Let us call this man, for lack of a better name, Muhammad. Maybe this man was so single-minded about smashing idols that he might be called a prophet. Perhaps he was such a dedicated Unitarian that he rejected the very possibility of any religion other than the religion of Unitarianism, going so far as to call himself “the Seal of the Prophets”:
“Muhammad is not the father of any man among you, but he is the Apostle of God, and the seal of the prophets: and God knoweth all things.” Qur’an (Rodwell translation)
Let us further imagine that this man was seen by by his enemies as a militant religious fanatic and his followers as a crusader for his god Allah. Perhaps we can imagine that they had him wrong. Perhaps we can imagine that he was after something more fundamental, and that the rest—his doctrines, methods, and even his personal beliefs—was all circumstantial.

The man in the painting is not going bowling. If we look closely enough, we find that even Muhammad was an idolator; but who isn’t? Shall Muslims be permitted to rise above the man? Not if they continue to idolize him.
It is commonly understood that Islam means “submission”, but submission to what? Submission to Islam? Certainly not. That would be circular, would it not? It has always been understood to mean “submission to God”; but what is God? Is God to be taken as the Islamic image of God, “Allah”, or is God to be taken as that ultimate, unknowable creative essence behind—or within—things? Perhaps the core meaning of Islam is “submission to no idol, however subtle”.

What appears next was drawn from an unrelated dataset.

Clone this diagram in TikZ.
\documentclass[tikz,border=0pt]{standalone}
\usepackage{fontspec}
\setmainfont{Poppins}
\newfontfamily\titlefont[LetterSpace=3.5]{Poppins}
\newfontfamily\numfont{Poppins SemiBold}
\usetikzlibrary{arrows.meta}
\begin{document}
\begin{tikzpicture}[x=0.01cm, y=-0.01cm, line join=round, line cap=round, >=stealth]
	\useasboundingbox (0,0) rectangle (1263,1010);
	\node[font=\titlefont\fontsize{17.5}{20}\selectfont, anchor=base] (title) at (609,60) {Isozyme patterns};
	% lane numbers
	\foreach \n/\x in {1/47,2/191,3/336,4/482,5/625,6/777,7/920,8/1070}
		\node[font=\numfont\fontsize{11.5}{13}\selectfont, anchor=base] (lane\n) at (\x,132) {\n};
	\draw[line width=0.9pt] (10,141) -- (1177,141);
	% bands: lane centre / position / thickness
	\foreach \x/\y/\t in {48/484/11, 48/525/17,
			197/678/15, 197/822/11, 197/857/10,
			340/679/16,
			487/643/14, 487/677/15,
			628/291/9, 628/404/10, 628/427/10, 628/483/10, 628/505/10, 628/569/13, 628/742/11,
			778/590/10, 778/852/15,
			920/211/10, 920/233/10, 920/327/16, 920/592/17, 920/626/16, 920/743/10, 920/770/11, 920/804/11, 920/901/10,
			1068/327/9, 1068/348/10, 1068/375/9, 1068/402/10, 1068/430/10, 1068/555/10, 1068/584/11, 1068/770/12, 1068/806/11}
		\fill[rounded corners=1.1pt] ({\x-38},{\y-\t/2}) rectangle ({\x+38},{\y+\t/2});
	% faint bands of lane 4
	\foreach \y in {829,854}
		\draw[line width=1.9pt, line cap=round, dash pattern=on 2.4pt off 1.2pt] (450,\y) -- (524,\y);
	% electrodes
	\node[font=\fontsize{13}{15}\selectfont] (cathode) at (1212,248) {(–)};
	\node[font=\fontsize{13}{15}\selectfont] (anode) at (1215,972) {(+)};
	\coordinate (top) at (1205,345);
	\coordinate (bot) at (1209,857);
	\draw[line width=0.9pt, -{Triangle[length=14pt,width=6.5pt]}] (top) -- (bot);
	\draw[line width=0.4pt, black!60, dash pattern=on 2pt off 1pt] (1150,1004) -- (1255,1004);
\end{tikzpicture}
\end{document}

“Seek knowledge even unto China” — Muhammad
If we were to take this as the essence of Islam, could this not be a religion of the future? Could we go so far as to say that Islam is faith in Reason? If this seems like too much of a stretch, can we at least see how Islam might be seen as a medieval attempt to free humanity of idolatry?
Let the true Muslims step forward to smash the idols of Islam.